- [Records shown]:

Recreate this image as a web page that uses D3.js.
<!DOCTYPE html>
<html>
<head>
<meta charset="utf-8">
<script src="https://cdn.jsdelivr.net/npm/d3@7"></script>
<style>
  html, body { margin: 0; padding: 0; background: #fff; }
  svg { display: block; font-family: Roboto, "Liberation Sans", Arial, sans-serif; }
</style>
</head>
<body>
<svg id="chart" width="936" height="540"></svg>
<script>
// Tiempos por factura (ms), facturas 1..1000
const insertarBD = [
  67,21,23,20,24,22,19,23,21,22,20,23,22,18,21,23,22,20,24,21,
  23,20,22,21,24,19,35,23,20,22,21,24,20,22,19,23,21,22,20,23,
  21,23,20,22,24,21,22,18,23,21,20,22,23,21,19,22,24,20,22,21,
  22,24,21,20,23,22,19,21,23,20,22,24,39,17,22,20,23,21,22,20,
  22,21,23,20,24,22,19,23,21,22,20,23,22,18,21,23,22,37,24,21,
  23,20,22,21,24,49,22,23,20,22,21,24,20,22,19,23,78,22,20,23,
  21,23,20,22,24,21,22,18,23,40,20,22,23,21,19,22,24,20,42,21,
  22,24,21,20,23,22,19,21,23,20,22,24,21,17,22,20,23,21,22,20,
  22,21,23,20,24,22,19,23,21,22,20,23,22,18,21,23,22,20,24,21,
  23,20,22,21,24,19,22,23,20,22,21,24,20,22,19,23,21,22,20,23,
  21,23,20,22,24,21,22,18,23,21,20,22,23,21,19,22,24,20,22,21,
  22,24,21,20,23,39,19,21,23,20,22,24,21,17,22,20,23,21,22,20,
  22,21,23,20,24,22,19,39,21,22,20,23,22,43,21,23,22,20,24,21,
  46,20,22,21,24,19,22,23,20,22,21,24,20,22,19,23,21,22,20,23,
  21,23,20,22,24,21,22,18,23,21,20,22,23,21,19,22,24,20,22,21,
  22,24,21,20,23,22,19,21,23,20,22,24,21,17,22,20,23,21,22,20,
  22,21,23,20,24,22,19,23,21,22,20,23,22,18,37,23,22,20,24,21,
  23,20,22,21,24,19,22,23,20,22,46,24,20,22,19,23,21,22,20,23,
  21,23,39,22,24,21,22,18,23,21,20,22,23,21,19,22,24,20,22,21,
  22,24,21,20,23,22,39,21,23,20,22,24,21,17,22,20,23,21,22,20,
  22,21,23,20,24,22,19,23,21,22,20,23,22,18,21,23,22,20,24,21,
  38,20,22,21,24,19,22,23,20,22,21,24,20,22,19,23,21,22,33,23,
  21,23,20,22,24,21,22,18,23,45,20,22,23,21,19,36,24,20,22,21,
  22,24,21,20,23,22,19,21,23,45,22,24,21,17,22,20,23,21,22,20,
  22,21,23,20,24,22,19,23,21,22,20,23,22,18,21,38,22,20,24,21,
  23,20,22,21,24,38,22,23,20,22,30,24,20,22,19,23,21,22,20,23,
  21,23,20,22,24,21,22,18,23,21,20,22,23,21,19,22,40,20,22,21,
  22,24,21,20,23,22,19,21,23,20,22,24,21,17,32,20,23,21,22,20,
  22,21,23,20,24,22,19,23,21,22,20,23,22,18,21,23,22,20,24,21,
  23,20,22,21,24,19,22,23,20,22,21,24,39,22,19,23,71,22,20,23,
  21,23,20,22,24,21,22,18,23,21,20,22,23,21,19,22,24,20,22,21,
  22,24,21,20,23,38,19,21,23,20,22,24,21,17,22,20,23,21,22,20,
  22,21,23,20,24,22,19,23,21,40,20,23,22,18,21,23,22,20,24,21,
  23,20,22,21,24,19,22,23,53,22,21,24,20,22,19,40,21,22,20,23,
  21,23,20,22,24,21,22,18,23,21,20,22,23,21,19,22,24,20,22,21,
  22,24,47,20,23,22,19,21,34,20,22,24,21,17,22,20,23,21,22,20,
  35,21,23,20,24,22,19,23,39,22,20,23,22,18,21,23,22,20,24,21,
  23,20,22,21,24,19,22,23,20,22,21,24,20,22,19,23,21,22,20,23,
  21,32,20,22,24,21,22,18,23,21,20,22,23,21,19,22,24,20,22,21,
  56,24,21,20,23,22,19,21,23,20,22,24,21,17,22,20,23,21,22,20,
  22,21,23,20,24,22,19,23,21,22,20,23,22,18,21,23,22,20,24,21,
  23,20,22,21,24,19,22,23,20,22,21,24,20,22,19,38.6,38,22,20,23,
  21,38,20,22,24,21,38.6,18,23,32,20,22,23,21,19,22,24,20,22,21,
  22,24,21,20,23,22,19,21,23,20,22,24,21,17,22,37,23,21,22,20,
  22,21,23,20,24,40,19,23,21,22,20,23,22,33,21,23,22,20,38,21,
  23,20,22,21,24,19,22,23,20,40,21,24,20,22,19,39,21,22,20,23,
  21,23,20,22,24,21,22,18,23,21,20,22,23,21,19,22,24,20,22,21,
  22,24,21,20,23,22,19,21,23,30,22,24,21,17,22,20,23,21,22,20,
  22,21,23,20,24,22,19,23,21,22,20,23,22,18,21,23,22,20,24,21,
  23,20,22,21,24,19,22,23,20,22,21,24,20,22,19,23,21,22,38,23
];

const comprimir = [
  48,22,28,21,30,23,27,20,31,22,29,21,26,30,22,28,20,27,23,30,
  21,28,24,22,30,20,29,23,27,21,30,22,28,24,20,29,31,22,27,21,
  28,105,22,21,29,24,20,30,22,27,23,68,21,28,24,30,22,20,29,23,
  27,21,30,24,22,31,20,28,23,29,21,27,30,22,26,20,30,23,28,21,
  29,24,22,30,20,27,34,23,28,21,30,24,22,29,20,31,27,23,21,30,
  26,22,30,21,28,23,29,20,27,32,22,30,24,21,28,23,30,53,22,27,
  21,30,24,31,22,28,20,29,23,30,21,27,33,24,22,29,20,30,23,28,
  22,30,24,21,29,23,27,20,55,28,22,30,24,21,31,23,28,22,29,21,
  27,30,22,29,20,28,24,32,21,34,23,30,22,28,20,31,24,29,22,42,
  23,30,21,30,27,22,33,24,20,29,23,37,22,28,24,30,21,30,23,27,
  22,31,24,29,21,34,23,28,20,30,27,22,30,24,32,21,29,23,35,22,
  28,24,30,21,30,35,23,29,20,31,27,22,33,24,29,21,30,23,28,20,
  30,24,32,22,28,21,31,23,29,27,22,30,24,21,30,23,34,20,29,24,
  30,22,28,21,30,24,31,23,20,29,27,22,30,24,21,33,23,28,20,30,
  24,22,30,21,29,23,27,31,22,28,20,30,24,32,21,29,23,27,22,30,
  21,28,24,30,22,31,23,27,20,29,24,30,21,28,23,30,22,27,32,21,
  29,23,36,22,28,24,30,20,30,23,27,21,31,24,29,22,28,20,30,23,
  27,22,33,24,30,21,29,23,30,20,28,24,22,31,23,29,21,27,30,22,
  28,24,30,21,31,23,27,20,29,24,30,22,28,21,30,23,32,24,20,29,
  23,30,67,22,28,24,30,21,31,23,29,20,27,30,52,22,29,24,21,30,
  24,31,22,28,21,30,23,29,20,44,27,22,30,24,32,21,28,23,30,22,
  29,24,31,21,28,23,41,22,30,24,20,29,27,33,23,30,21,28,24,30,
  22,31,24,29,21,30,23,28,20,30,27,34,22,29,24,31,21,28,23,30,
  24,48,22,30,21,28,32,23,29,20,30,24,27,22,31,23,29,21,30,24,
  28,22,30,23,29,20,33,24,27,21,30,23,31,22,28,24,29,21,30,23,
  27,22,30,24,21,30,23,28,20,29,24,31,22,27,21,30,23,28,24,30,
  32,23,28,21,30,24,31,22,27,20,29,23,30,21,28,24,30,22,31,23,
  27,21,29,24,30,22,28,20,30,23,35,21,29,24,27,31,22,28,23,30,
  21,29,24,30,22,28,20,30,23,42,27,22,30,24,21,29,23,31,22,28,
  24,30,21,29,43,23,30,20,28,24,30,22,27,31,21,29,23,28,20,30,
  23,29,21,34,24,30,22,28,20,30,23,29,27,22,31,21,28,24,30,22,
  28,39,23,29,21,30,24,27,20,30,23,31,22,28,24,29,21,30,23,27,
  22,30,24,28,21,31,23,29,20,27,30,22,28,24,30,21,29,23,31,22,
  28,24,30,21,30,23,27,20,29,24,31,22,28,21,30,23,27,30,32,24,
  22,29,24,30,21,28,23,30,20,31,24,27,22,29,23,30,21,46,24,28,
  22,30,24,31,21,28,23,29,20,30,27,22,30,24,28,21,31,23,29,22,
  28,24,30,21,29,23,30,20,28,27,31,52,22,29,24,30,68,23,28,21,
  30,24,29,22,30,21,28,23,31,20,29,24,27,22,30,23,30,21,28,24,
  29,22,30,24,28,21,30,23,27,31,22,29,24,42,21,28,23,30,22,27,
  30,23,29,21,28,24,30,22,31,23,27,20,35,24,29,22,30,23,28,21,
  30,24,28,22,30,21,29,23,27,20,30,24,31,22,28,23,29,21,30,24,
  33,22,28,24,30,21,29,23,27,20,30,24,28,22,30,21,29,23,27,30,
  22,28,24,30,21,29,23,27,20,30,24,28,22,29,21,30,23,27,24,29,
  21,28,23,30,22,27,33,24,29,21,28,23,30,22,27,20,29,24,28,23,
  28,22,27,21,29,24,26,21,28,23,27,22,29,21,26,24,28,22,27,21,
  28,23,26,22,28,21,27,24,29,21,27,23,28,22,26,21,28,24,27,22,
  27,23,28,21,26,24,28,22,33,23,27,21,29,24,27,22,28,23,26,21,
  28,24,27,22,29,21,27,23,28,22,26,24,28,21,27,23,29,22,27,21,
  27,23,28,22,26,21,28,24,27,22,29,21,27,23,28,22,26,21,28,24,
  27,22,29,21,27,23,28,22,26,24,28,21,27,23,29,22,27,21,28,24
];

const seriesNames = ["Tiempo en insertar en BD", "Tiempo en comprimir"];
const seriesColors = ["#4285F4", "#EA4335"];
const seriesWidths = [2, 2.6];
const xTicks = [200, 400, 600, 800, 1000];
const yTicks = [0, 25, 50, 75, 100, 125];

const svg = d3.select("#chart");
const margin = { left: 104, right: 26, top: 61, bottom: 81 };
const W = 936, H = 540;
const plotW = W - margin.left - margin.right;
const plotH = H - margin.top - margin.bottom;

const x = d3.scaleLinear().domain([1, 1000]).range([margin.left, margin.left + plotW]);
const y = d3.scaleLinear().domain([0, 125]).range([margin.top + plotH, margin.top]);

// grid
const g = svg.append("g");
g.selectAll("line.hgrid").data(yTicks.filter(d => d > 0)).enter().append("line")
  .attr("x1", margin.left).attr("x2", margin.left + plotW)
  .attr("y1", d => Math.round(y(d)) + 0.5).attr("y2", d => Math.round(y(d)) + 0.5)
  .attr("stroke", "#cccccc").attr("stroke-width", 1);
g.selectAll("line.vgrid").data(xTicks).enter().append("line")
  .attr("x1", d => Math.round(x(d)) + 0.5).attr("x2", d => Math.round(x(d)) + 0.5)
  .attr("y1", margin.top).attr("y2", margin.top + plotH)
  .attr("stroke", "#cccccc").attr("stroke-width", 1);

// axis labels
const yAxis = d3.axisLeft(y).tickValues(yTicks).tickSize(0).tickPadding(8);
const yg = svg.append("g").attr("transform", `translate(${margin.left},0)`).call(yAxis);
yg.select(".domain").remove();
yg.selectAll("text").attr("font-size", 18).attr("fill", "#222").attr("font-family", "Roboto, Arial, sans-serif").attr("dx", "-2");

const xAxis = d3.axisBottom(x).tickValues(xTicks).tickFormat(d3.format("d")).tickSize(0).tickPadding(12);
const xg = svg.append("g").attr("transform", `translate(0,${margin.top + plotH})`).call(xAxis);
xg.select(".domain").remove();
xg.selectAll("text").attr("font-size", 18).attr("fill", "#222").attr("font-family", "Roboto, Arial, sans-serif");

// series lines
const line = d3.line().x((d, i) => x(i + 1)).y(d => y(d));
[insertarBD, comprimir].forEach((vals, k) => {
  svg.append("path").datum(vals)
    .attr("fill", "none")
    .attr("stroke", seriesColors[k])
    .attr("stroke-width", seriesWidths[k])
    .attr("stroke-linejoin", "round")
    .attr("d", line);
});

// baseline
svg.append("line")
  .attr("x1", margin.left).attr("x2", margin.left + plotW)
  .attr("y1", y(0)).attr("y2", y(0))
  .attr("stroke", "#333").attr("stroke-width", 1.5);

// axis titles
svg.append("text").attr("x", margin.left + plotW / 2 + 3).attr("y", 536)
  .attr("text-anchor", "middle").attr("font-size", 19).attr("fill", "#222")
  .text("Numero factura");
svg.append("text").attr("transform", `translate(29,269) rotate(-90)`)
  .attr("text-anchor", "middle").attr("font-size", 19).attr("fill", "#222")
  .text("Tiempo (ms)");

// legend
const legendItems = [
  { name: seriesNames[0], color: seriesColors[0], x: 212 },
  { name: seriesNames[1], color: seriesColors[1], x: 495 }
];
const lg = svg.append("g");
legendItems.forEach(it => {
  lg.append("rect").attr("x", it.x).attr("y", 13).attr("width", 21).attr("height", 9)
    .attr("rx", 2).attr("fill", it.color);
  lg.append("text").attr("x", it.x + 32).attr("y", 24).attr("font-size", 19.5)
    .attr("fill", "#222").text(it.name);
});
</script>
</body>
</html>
* * *
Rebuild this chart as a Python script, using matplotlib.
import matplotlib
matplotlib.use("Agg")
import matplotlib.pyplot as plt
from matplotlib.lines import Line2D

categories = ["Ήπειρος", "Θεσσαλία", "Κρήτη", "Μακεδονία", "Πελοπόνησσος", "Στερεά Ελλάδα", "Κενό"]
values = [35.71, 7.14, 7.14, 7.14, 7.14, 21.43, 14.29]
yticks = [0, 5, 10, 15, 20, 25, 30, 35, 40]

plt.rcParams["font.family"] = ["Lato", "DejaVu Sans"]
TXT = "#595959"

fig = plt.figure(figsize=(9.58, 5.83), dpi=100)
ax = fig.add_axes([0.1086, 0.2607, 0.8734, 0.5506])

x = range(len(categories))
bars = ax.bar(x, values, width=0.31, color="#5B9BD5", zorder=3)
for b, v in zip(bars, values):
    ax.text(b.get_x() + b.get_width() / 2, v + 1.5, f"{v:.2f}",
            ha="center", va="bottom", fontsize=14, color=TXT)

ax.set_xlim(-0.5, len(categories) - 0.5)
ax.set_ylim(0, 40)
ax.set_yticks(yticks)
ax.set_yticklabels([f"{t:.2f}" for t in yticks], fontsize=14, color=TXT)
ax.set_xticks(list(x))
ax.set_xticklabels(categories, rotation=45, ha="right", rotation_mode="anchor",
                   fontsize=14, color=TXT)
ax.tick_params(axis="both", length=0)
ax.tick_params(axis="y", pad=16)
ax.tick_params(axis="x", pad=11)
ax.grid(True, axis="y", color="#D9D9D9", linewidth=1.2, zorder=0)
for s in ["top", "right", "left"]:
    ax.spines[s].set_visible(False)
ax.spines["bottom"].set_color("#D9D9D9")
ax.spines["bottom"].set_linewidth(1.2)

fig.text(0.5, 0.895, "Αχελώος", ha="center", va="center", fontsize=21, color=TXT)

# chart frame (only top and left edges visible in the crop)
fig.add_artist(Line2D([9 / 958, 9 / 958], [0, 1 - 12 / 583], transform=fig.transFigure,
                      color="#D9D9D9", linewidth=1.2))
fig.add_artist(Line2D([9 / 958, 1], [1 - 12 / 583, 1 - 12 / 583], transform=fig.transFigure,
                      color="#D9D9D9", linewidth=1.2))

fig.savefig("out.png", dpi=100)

- [Given task]:
Go through the material above and count the lines that include "chart". Give the number alone.

- [Task response]:
4